Schools Chancellor Carmen Fariña, UFT President Michael Mulgrew, and CSA Executive Vice President Mark Cannizzaro announced an agreement on new teacher and principal evaluations starting in the 2016-17 school year. The agreement reached emphasizes our shared goal of a system focused on improved educational outcomes for students and will continue to foster rigorous and fair evaluations that better develop educators’ practice and measure their work serving the City’s 1.1 million students. Teachers and principals will continue to be evaluated on the four-point Highly Effective/Effective/Developing/Ineffective (HEDI) scale, which is more differentiated and allows more targeted support and professional development in comparison to the previous Satisfactory/Unsatisfactory scale.
The evaluation agreement is in accordance with New York State Education Law 3012-d, which requires that educators are evaluated based on measures of student learning and measures of educator practice, as well as Board of Regents Regulations that require that educators cannot be evaluated based on student performance on grade 3-8 English Language Arts (ELA) and math State exams until the 2019-2020 school year. By using multiple measures in our assessments of student learning and educator practice, we will get a more complete evaluation of educator quality.
“As a lifelong educator, I understand that the most important work happens in the classroom, and that’s why we are so committed to an evaluation system that develops teacher and principal practice and leads to better instruction and outcomes for our students,” said Schools Chancellor Carmen Fariña. “Today’s agreement builds on our work to improve and increase professional development opportunities for educators while holding them accountable, and I look forward to having a system in place that better serves our students.”

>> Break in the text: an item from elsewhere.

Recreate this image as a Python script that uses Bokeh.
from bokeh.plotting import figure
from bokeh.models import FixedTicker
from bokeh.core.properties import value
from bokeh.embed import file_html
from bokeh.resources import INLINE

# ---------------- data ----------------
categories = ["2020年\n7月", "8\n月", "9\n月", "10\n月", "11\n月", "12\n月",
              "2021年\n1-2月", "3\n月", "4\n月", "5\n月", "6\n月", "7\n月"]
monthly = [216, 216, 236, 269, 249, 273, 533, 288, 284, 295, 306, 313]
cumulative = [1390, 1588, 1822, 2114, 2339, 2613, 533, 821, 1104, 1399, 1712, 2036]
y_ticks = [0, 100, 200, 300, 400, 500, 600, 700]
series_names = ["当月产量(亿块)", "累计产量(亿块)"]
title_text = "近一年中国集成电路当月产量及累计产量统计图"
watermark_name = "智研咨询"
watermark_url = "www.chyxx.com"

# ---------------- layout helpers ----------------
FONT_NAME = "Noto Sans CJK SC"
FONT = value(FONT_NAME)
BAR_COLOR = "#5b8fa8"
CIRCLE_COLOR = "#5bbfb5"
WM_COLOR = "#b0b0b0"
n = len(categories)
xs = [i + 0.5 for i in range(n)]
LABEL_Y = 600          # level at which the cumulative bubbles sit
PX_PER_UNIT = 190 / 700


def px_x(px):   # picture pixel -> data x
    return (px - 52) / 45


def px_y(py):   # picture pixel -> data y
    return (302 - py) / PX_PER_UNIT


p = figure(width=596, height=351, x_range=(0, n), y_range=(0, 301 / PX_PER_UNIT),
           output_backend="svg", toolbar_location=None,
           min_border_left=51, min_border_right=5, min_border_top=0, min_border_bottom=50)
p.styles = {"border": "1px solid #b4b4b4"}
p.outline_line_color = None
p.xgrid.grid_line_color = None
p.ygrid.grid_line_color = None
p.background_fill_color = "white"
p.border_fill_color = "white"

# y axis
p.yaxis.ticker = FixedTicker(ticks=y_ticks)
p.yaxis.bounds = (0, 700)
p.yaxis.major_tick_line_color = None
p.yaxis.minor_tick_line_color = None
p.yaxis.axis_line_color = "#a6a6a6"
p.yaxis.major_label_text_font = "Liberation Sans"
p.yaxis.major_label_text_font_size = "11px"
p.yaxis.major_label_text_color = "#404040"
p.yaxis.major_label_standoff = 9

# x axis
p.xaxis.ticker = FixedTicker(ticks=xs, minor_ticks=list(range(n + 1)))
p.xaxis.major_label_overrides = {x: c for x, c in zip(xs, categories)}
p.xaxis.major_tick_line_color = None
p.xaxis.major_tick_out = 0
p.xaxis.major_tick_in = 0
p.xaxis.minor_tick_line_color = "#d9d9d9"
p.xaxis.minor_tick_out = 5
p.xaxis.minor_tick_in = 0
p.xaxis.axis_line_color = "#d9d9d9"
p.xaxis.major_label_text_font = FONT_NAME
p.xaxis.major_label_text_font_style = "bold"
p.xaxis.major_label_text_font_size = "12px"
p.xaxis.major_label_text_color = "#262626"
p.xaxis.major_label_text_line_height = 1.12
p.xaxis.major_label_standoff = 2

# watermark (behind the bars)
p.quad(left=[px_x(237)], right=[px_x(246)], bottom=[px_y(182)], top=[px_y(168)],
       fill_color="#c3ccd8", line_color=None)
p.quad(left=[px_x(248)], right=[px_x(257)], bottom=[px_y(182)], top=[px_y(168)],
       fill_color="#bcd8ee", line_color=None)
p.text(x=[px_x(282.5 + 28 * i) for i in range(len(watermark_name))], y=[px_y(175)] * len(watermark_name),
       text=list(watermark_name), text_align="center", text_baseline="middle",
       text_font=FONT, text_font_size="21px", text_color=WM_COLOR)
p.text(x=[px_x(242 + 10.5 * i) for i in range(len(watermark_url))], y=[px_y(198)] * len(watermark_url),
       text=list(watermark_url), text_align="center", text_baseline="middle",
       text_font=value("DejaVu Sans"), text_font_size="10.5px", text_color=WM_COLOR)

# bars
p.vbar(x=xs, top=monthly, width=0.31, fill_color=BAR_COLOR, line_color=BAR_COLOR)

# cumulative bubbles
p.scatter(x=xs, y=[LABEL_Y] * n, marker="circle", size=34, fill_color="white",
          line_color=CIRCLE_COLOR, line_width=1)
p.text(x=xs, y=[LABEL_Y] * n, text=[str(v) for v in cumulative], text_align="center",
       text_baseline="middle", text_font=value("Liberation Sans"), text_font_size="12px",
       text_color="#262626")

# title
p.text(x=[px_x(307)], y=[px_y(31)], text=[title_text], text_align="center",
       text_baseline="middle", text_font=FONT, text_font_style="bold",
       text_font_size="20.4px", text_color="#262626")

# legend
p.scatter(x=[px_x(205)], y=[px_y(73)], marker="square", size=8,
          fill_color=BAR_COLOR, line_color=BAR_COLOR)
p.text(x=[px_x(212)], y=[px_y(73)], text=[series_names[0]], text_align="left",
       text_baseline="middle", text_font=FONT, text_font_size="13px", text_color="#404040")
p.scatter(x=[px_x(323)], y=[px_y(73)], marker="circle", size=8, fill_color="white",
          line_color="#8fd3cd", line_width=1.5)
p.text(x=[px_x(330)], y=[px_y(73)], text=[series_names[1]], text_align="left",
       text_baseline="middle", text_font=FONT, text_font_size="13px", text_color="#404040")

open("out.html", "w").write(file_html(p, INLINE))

“Our students are more than a score on a standardized test, and our teachers are more than the sum of their students’ test results. We need thoughtful measures of student progress –from essays and projects to the monitoring of learning growth in particular areas. We hope that by the time the current state moratorium on the use of standardized tests for teachers’ evaluations expires, Albany will adopt our approach as a model for the rest of the state,” said Michael Mulgrew, president of the United Federation of Teachers. “With this agreement, we are starting to replace tests with real work that captures what a student learns over the course of a school year.”
“We are pleased that we have been able to work collaboratively with the Department of Education, within the constraints of the law, to come to terms on a plan that is focused on school leader development,” said CSA President Ernest Logan. “The goal must be continuous improvement of our practice, and we feel that with proper implementation this can be another step in that direction. We look forward with optimism as we remain focused on educating our city’s 1.1 million students.”
The new, rigorous evaluations will foster better educator development without placing an additional burden on schools – as schools will be able to select assessments from an expanded range of student assessment categories (known as Measures of Student Learning, or MOSL), and the observation process (known as Measures of Teacher Practice, or MOTP; or Measures of Leadership Practice, MOLP) will remain largely consistent.
Under the previous evaluation system, which was in accordance with New York State Education Law 3012-c, teachers and principal evaluations consisted of 40% Measures of Student Learning (MOSL) – including 20% based primarily on student performance on State exams and 20% based on student performance on local MOSL assessments – and 60% Measures of Teacher/Leadership Practice (MOTP/MOLP).
Starting this school year, the new evaluation system will combine the two categories, with a publicly available table that produces the “overall” rating a teacher or principal will receive based on their two ratings on MOSL and MOTP/MOLP. The MOSL will also no longer include student performance on 3-8 ELA and math State exams until 2019-2020.
As part of fostering better educator development and better measurement of classroom work, the City has begun developing additional assessments for teacher MOSL purposes. The assessments include additional performance-based assessments, new project based-learning assessments, additional progress monitoring assessments, and new student learning inventories – compilations of student work. These will build on existing assessments allowed for MOSL purposes that this administration has developed and continued to improve upon. As in years past, schools will be able to choose from a menu of assessments approved for use for MOSL to evaluate their teachers, and these new options will be available as early as 2017-18 in select grades and subjects in addition to existing assessments. The assessments are being developed by the DOE’s Office of Curriculum, Instruction & Professional Learning, in collaboration with the UFT.
While the observation process (MOTP) will remain largely consistent for teachers, the City is working to select a new rubric for principal observations (MOLP) by superintendents and Principal Leadership Facilitators. The CSA and the DOE will pilot two rubrics in the 2017-18 school year in two community school districts and at the schools supervised by two of the City’s high school superintendents, with one to be selected for citywide implementation as early as 2018-19.
The City, UFT, and CSA also agreed to apply for a waiver from the State’s requirement of having an independent evaluator observe all teachers and principals. This requirement would be costly and place an additional burden on schools and supervisors.
This agreement will be submitted to the State for review and pending State approval by December 31. Prior to being included in teacher and principal evaluations, new assessments for MOSL purposes and MOLP rubrics will also be subject to review and approval by the State. The DOE will support implementation at schools starting in January through superintendents’ offices and Field Support Centers.